A complete, well-written listing performs dramatically better than a bare minimum one. Here is what to focus on.
Logo
Use a square logo at 512x512px. Avoid text-heavy logos since the icon needs to be recognizable at 50x50px on a tool card.
Tagline
Your tagline is the one line users read before deciding whether to click. It should explain what your tool does, not how it feels.
Bad: “The future of work is here.” Good: “Transcribe, summarize, and search any meeting in seconds.”
Keep it under 150 characters and be specific.
Description
Write your description for a skeptical user who has never heard of your tool. Cover:
- What the tool does in plain language
- Who it is for
- What makes it different from alternatives
- What the main use cases are
Do not copy from your own website. FutureStack checks for this and it is a common rejection reason.
Killer feature
Pick the single most compelling thing about your tool. Examples that work well:
- “No signup required”
- “Works in your browser, no install needed”
- “Free forever, no credit card”
- “Processes 100-page PDFs in under 10 seconds”

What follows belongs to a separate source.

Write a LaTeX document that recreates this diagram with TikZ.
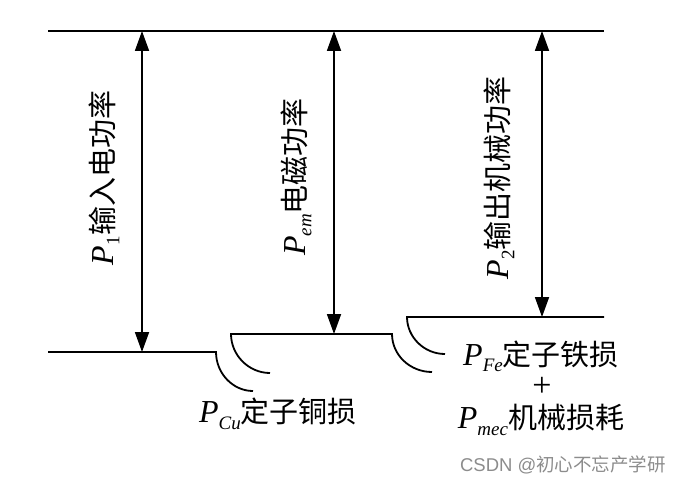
\documentclass[tikz,border=0pt]{standalone}
\usepackage{fontspec}
\setmainfont{Liberation Serif}
\newfontfamily\cjk{Noto Sans CJK SC}
\newfontfamily\wmfont{Liberation Sans}
\usetikzlibrary{arrows.meta}
\newcommand\psubx[1]{{\fontsize{32}{32}\selectfont\itshape P}\raisebox{-0.22em}{\fontsize{19}{19}\selectfont #1}}
\begin{document}
\begin{tikzpicture}[x=1pt,y=-1pt,
  ln/.style={line width=1.8pt},
  dbl/.style={line width=1.8pt,{Triangle[length=20pt,width=14pt]}-{Triangle[length=20pt,width=14pt]}},
  lab/.style={inner sep=0pt,font=\fontsize{29}{31}\selectfont},
  wm/.style={inner sep=0pt,text=black!45,font=\fontsize{18.5}{20}\selectfont}]
\useasboundingbox (0,0) rectangle (684,484);
% lines
\coordinate (tl) at (48,31); \coordinate (tr) at (604,31);
\coordinate (al) at (48,352); \coordinate (ar) at (216,352);
\coordinate (ae) at (253,391);
\coordinate (bl) at (231,334); \coordinate (br) at (392,334);
\coordinate (bls) at (270,373); \coordinate (bre) at (432,372);
\coordinate (cl) at (407,317); \coordinate (cr) at (604,317);
\coordinate (ce) at (445,354);
\draw[ln] (tl) -- (tr);
\draw[ln] (al) -- (ar) .. controls (216,373.5) and (233,391) .. (ae);
\draw[ln] (bls) .. controls (248.5,373) and (231,355) .. (bl) -- (br) .. controls (392,355) and (410,372) .. (bre);
\draw[ln] (ce) .. controls (424,354) and (407,337) .. (cl) -- (cr);
% arrows
\coordinate (t1) at (142,31); \coordinate (b1) at (142,352);
\coordinate (t2) at (334,31); \coordinate (b2) at (334,334);
\coordinate (t3) at (542,31); \coordinate (b3) at (542,317);
\draw[dbl] (t1) -- (b1);
\draw[dbl] (t2) -- (b2);
\draw[dbl] (t3) -- (b3);
% labels
\node[lab,rotate=90] (l1) at (104,178) {\psubx{1}{\cjk 输入电功率}};
\node[lab,rotate=90] (l2) at (296,177) {\psubx{\itshape em}{\cjk 电磁功率}};
\node[lab,rotate=90] (l3) at (499,178) {\psubx{2}{\cjk 输出机械功率}};
\node[lab] (cu) at (278,414) {\psubx{\itshape Cu}{\cjk 定子铜损}};
\node[lab] (fe) at (541,356) {\psubx{\itshape Fe}{\cjk 定子铁损}};
\node[lab,font=\fontsize{34}{34}\selectfont,anchor=base] (plus) at (542,396) {\smash{+}};
\node[lab] (mec) at (541,420) {\psubx{\itshape mec}{\cjk 机械损耗}};
\node[wm] (w) at (563,465) {{\wmfont CSDN @}{\cjk 初心不忘产学研}};
\end{tikzpicture}
\end{document}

Choose the most accurate category and all relevant role tags. Role tags determine which users see your tool when they filter by profession. Getting these right is how you reach your actual target user.
Pricing badge
Be accurate. If you have a free tier, use Freemium. If it requires payment from day one, use Paid. Misleading pricing badges hurt your reviews.
After making updates, share your listing link again. Users who passed on it the first time often convert after the listing is stronger.